C’è chi dice che così si rischia una scuola di serie A e un’altra di serie B…

“Sì, se non s’inverte la rotta attuale. Ma questo aspetto riguarda tutti i servizi erogati della Regioni. Sarà un caso, ma è risaputo che le Regioni del Nord sono ben amministrate e quelle del Sud – a parte qualche eccezione – non lo sono. Purtroppo l’Italia si sta spaccando sulla gestione amministrativa dei territori. Io non credo che tutte le Regioni possano sostenere i costi che l’autonomia richiede. Quindi occorre dare di più a chi ha dimostrato negli anni di sapere amministrare e meno a chi è peggiore. Vi pare giusto che la Regione siciliana sia dietro a tutti i parametri e dati oggettivi di buona amministrazione e nel contempo goda dei privilegi che le assegna lo Statuto speciale? Io dico di no!”

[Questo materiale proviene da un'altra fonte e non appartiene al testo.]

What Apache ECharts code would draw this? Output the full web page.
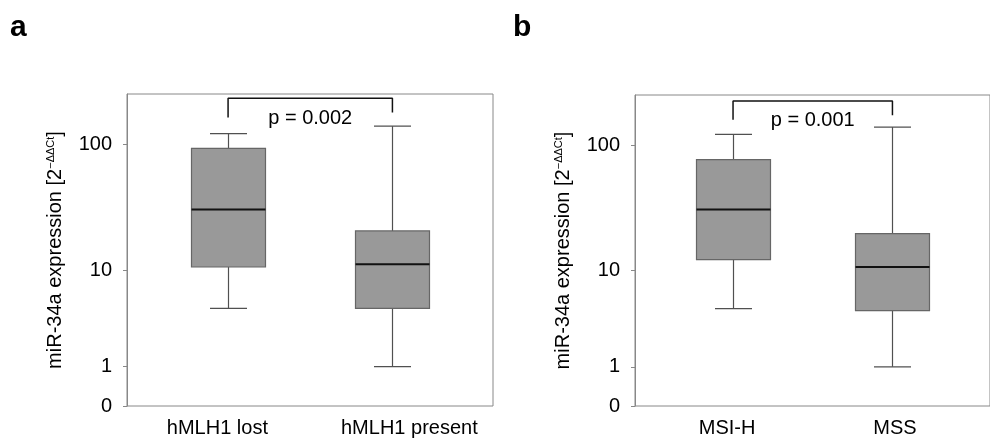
<!DOCTYPE html>
<html>
<head>
<meta charset="utf-8">
<script src="https://cdn.jsdelivr.net/npm/echarts@6/dist/echarts.min.js"></script>
<style>
  html, body { margin: 0; padding: 0; background: #fff; }
  #chart { width: 990px; height: 438px; }
</style>
</head>
<body>
<div id="chart"></div>
<script>
// values, in 2^-ddCt units
const groupsA = ["hMLH1 lost", "hMLH1 present"];
const groupsB = ["MSI-H", "MSS"];
// [whisker low, q1, median, q3, whisker high]
const boxesA = [
  [4.6, 10.6, 31, 93, 121],
  [1.0, 4.6, 11.2, 20.9, 138]
];
const boxesB = [
  [4.6, 12.3, 31.3, 77, 121],
  [1.0, 4.4, 10.7, 20.1, 138]
];
const yTicks = [0, 1, 10, 100];
const yMax = 244;
const pTexts = ["p = 0.002", "p = 0.001"];
// bracket [top, left leg end, right leg end]
const bracketA = [226, 161, 176];
const bracketB = [219, 157, 170];
const pLevel = [158, 154];
// where the category names sit along x (boxes are at 1 and 2)
const labelPosA = [0.935, 2.103];
const labelPosB = [0.963, 2.016];

// the y scale is log10(v + 1), so 0 fits on it
const t = (v) => Math.log10(v + 1);

const chart = echarts.init(document.getElementById("chart"));

const FONT = "Liberation Sans";
const TXT = "#000000";

function renderBox(params, api) {
  const x = api.value(0);
  const lo = api.coord([x, api.value(1)]);
  const q1 = api.coord([x, api.value(2)]);
  const md = api.coord([x, api.value(3)]);
  const q3 = api.coord([x, api.value(4)]);
  const hi = api.coord([x, api.value(5)]);
  const cx = Math.round(lo[0]) + 0.5;
  const bw = 74, cw = 37;
  const ws = { stroke: "#505050", lineWidth: 1.2 };
  return {
    type: "group",
    children: [
      { type: "line", shape: { x1: cx, y1: hi[1], x2: cx, y2: lo[1] }, style: ws },
      { type: "line", shape: { x1: cx - cw / 2, y1: hi[1], x2: cx + cw / 2, y2: hi[1] }, style: ws },
      { type: "line", shape: { x1: cx - cw / 2, y1: lo[1], x2: cx + cw / 2, y2: lo[1] }, style: ws },
      {
        type: "rect",
        shape: { x: cx - bw / 2, y: q3[1], width: bw, height: q1[1] - q3[1] },
        style: { fill: "#999999", stroke: "#666666", lineWidth: 1.2 }
      },
      { type: "line", shape: { x1: cx - bw / 2, y1: md[1], x2: cx + bw / 2, y2: md[1] }, style: { stroke: "#111111", lineWidth: 2 } }
    ]
  };
}

function nearest(list, v) {
  let best = 0;
  list.forEach((p, i) => { if (Math.abs(p - v) < Math.abs(list[best] - v)) best = i; });
  return best;
}

const yTickPos = yTicks.map(t);

function xAxisFor(idx, names, pos) {
  return {
    type: "value",
    gridIndex: idx,
    min: 0.385,
    max: 2.612,
    axisLine: { show: false },
    axisTick: { show: false },
    splitLine: { show: false },
    axisLabel: {
      customValues: pos,
      formatter: (v) => names[nearest(pos, v)],
      fontFamily: FONT,
      fontSize: 20,
      color: TXT,
      margin: 12
    }
  };
}

function yAxisFor(idx) {
  return {
    type: "value",
    gridIndex: idx,
    min: 0,
    max: t(yMax),
    splitLine: { show: false },
    axisLine: { show: true, lineStyle: { color: "#888888", width: 1 } },
    axisTick: { show: true, length: 4, customValues: yTickPos, lineStyle: { color: "#888888" } },
    axisLabel: {
      customValues: yTickPos,
      formatter: (v) => String(yTicks[nearest(yTickPos, v)]),
      fontFamily: FONT,
      fontSize: 20,
      color: TXT,
      margin: 15
    },
    name: "miR-34a expression [2{sup|−ΔΔCt}]",
    nameLocation: "middle",
    nameGap: 62,
    nameTextStyle: {
      fontFamily: FONT,
      fontSize: 20,
      color: TXT,
      rich: {
        sup: { fontFamily: FONT, fontSize: 11, color: TXT, verticalAlign: "top" }
      }
    }
  };
}

function panelSeries(idx, boxes, bracket, pText, pY) {
  return [
    {
      type: "custom",
      xAxisIndex: idx,
      yAxisIndex: idx,
      renderItem: renderBox,
      encode: { x: 0, y: [1, 2, 3, 4, 5] },
      data: boxes.map((b, i) => [i + 1].concat(b.map(t))),
      silent: true,
      z: 3
    },
    {
      type: "line",
      xAxisIndex: idx,
      yAxisIndex: idx,
      symbol: "none",
      silent: true,
      lineStyle: { color: "#111111", width: 1.5 },
      data: [[1, t(bracket[1])], [1, t(bracket[0])], [2, t(bracket[0])], [2, t(bracket[2])]],
      z: 4
    },
    {
      type: "scatter",
      xAxisIndex: idx,
      yAxisIndex: idx,
      symbolSize: 0,
      silent: true,
      itemStyle: { opacity: 1 },
      data: [[1.5, t(pY)]],
      label: {
        show: true,
        position: "inside",
        formatter: pText,
        fontFamily: FONT,
        fontSize: 20,
        color: TXT,
        opacity: 1,
        textBorderWidth: 0
      }
    }
  ];
}

const option = {
  animation: false,
  backgroundColor: "#ffffff",
  grid: [
    { left: 127, top: 94, width: 366, height: 312, show: true, borderColor: "#888888", borderWidth: 1 },
    { left: 635, top: 95, width: 366, height: 311, show: true, borderColor: "#888888", borderWidth: 1 }
  ],
  xAxis: [xAxisFor(0, groupsA, labelPosA), xAxisFor(1, groupsB, labelPosB)],
  yAxis: [yAxisFor(0), yAxisFor(1)],
  graphic: [
    { type: "text", x: 10, y: 28, style: { text: "a", font: "bold 30px Liberation Sans", fill: "#000", verticalAlign: "middle" } },
    { type: "text", x: 513, y: 28, style: { text: "b", font: "bold 30px Liberation Sans", fill: "#000", verticalAlign: "middle" } }
  ],
  series: []
    .concat(panelSeries(0, boxesA, bracketA, pTexts[0], pLevel[0]))
    .concat(panelSeries(1, boxesB, bracketB, pTexts[1], pLevel[1]))
};

chart.setOption(option);
</script>
</body>
</html>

I docenti lamentano bassi stipendi. Se e quando sarà, li pagherete di più?

“La risposta è sì. Nella Scuola Primaria, che per tanti motivi io reputo la più importante fra tutti i cicli scolastici, lo stipendio netto di un insegnante è di 1.200-1.300 euro al mese. Un modello che non può reggere. Infatti è scomparsa quasi del tutto la figura del maestro, proprio perché molti uomini si rifiutano di lavorare con compensi simili e preferiscono fare altro. A risentirne è il modello educativo, con la bilancia che pende fortemente verso l’insegnamento da parte di figure femminili. Ma la società che poi trovano i ragazzi crescendo è formata da donne e uomini, non soltanto da donne. A prescindere da questioni di genere, maestre e maestri andrebbero pagati di più, stimati di più perché la loro professione è strategica per il futuro del Paese. Solo da noi, per anni è stata portata avanti una follia sul piano delle regole sul lavoro: l’assunzione “con riserva”. Altrove i diplomati magistrali sarebbero persone encomiabili, da noi li licenziano”.